Par tout le diſcours du tournoy precedent fut le bruit & applauſion des ſpectateurs grand en toute circunference. A ceſte precation, fut ſilence de tous endroits, non ſans effroy, meſmement des Dames, & de ceux qui n’auoient autre fois eſté en bataille. Les combatans ayans baiſé la terre ſoudain au ſon des tabours ſe leuerent, & les picques baiſſees en hurlemens eſpouuentables vindrent à ioindre, les harquebouſiers de meſmes ſus les flans tiroient infatigablement. Et y eut tant de picques briſees, que la place en eſtoit toute couuerte. Les picques rompues mirent la main aux eſpees, & y eut tant chamaillé à tors & à trauers, qu’à vne fois les tenans repoulſerent les forains plus de la longueur de deux picques : à l’autre les tenans[1] furent repoulſez iusques au reuelin des tourrions. Lors furent ſauuez par l’artillerie tirant de tous les quantons du chaſteau, dont les forains ſe retirerent.
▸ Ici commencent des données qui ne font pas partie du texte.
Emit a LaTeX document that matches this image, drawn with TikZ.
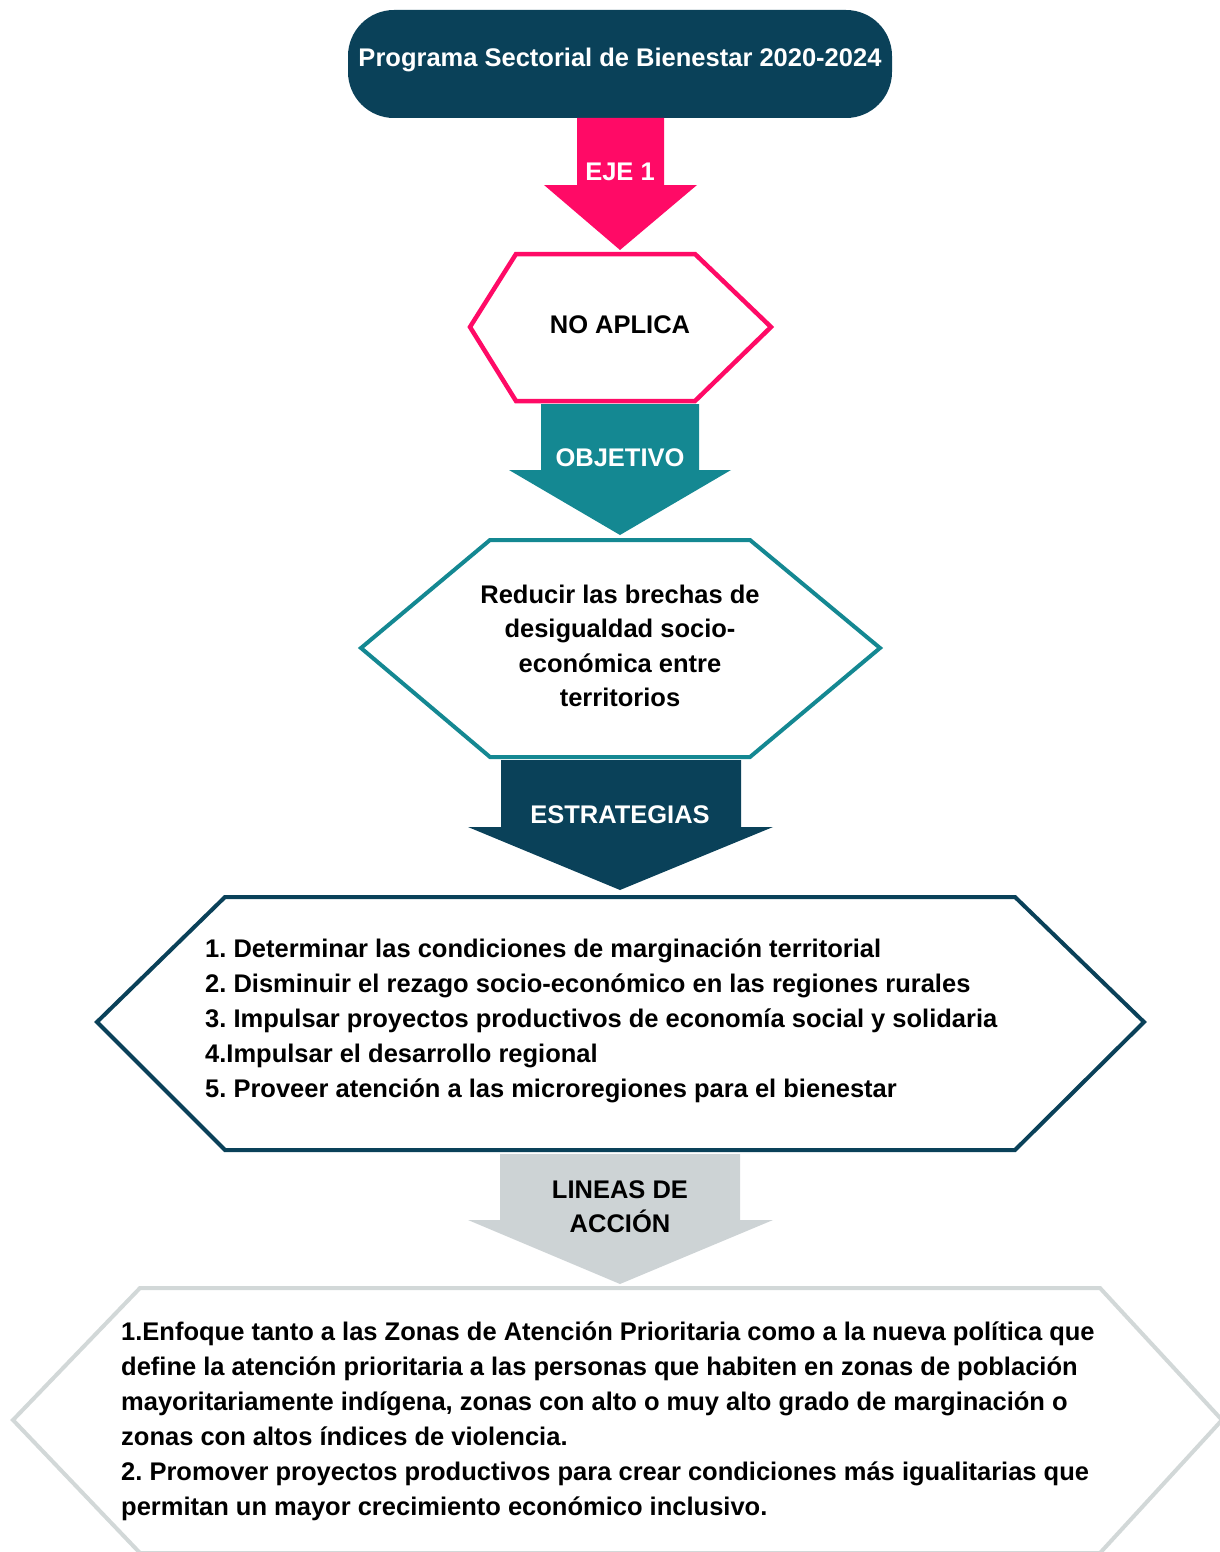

Ce combat dura aſſés longuement. Et y fut donné quelques eſraflades de picques & eſpees, ſans courroux toutesfois, n’affection mauuaiſe. La retraite faite tant d’vn coſté comme d’autre, reſterent en place à trauers les picques rompues & har-

  1. Tenans. Il y a ici, mais à tort, forains, dans le texte original.